## Begin SUPPLIED DATA

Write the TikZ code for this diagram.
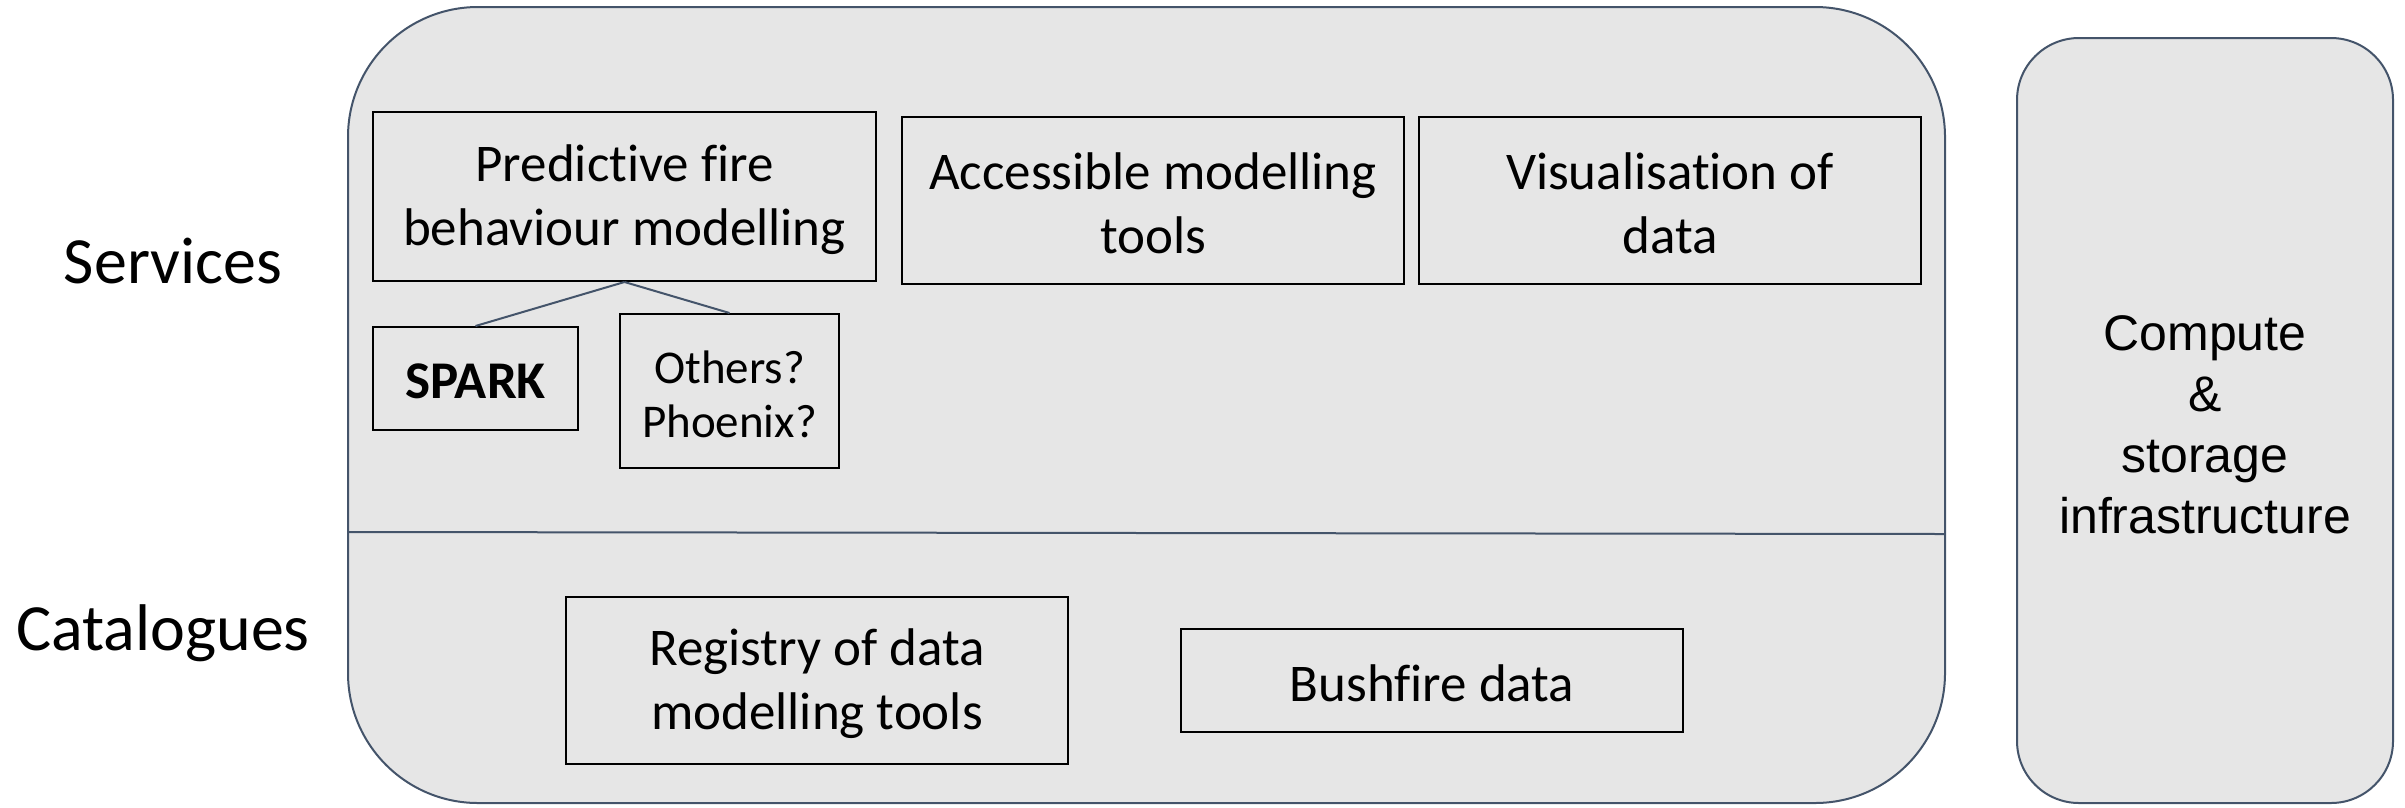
\documentclass[tikz,border=0pt]{standalone}
\usepackage{fontspec}
\setmainfont{Carlito}[Ligatures={NoCommon}]
\newfontfamily\arialf{Liberation Sans}
\definecolor{panelfill}{HTML}{E6E6E6}
\definecolor{panelline}{HTML}{44546A}
\begin{document}
\begin{tikzpicture}[x=1pt,y=-1pt,
  panel/.style={draw=panelline,fill=panelfill,line width=2pt},
  itembox/.style={draw=black,line width=2pt,inner sep=0pt},
  itemtext/.style={align=center,inner sep=0pt,yshift=-3pt,
    font=\fontsize{53}{64}\selectfont},
  lbl/.style={inner sep=0pt,font=\fontsize{66}{79}\selectfont},
  link/.style={draw=panelline,line width=2pt}]
\useasboundingbox (0,0) rectangle (2405,807);
% main panel
\draw[panel,rounded corners=130pt] (348,7) rectangle (1945,803);
\coordinate (dl) at (348,532);
\coordinate (dr) at (1945,534);
\draw[link] (dl) -- (dr);
% right panel
\draw[panel,rounded corners=62pt] (2017,38) rectangle (2393,803);
\node[inner sep=0pt,align=center,font=\arialf\fontsize{50}{61}\selectfont] (cs) at (2205,425) {Compute\\\&\\storage\\infrastructure};
% labels
\node[lbl] (serv) at (173,261) {Services};
\node[lbl] (cat) at (163,633) {Catalogues};
% service boxes
\node[itembox,minimum width=503pt,minimum height=169pt] (pred) at (624.5,196.5) {};
\node[itemtext] (predT) at (pred) {Predictive fire\\behaviour modelling};
\node[itembox,minimum width=502pt,minimum height=167pt] (acc) at (1153,200.5) {};
\node[itemtext] (accT) at (acc) {Accessible modelling\\tools};
\node[itembox,minimum width=502pt,minimum height=167pt] (vis) at (1670,200.5) {};
\node[itemtext] (visT) at (vis) {Visualisation of\\data};
\node[itembox,minimum width=205pt,minimum height=103pt] (spark) at (475.5,378.5) {};
\node[itemtext,font=\fontsize{53}{64}\selectfont\bfseries] (sparkT) at (spark) {SPARK};
\node[itembox,minimum width=219pt,minimum height=154pt] (oth) at (729.5,391) {};
\node[itemtext,font=\fontsize{47}{54}\selectfont] (othT) at (oth) {Others?\\Phoenix?};
\draw[link] (pred.south) -- (spark.north);
\draw[link] (pred.south) -- (oth.north);
% catalogue boxes
\node[itembox,minimum width=502pt,minimum height=167pt] (reg) at (817,680.5) {};
\node[itemtext] (regT) at (reg) {Registry of data\\modelling tools};
\node[itembox,minimum width=502pt,minimum height=103pt] (bush) at (1432,680.5) {};
\node[itemtext] (bushT) at (bush) {Bushfire data};
\end{tikzpicture}
\end{document}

## End SUPPLIED DATA

[AIM]: Omit the pictures and give the material again, exactly and in full.

[WRITTEN ANSWER]:
Write the TikZ code for this diagram.
\documentclass[tikz,border=0pt]{standalone}
\usepackage{fontspec}
\setmainfont{Carlito}[Ligatures={NoCommon}]
\newfontfamily\arialf{Liberation Sans}
\definecolor{panelfill}{HTML}{E6E6E6}
\definecolor{panelline}{HTML}{44546A}
\begin{document}
\begin{tikzpicture}[x=1pt,y=-1pt,
  panel/.style={draw=panelline,fill=panelfill,line width=2pt},
  itembox/.style={draw=black,line width=2pt,inner sep=0pt},
  itemtext/.style={align=center,inner sep=0pt,yshift=-3pt,
    font=\fontsize{53}{64}\selectfont},
  lbl/.style={inner sep=0pt,font=\fontsize{66}{79}\selectfont},
  link/.style={draw=panelline,line width=2pt}]
\useasboundingbox (0,0) rectangle (2405,807);
% main panel
\draw[panel,rounded corners=130pt] (348,7) rectangle (1945,803);
\coordinate (dl) at (348,532);
\coordinate (dr) at (1945,534);
\draw[link] (dl) -- (dr);
% right panel
\draw[panel,rounded corners=62pt] (2017,38) rectangle (2393,803);
\node[inner sep=0pt,align=center,font=\arialf\fontsize{50}{61}\selectfont] (cs) at (2205,425) {Compute\\\&\\storage\\infrastructure};
% labels
\node[lbl] (serv) at (173,261) {Services};
\node[lbl] (cat) at (163,633) {Catalogues};
% service boxes
\node[itembox,minimum width=503pt,minimum height=169pt] (pred) at (624.5,196.5) {};
\node[itemtext] (predT) at (pred) {Predictive fire\\behaviour modelling};
\node[itembox,minimum width=502pt,minimum height=167pt] (acc) at (1153,200.5) {};
\node[itemtext] (accT) at (acc) {Accessible modelling\\tools};
\node[itembox,minimum width=502pt,minimum height=167pt] (vis) at (1670,200.5) {};
\node[itemtext] (visT) at (vis) {Visualisation of\\data};
\node[itembox,minimum width=205pt,minimum height=103pt] (spark) at (475.5,378.5) {};
\node[itemtext,font=\fontsize{53}{64}\selectfont\bfseries] (sparkT) at (spark) {SPARK};
\node[itembox,minimum width=219pt,minimum height=154pt] (oth) at (729.5,391) {};
\node[itemtext,font=\fontsize{47}{54}\selectfont] (othT) at (oth) {Others?\\Phoenix?};
\draw[link] (pred.south) -- (spark.north);
\draw[link] (pred.south) -- (oth.north);
% catalogue boxes
\node[itembox,minimum width=502pt,minimum height=167pt] (reg) at (817,680.5) {};
\node[itemtext] (regT) at (reg) {Registry of data\\modelling tools};
\node[itembox,minimum width=502pt,minimum height=103pt] (bush) at (1432,680.5) {};
\node[itemtext] (bushT) at (bush) {Bushfire data};
\end{tikzpicture}
\end{document}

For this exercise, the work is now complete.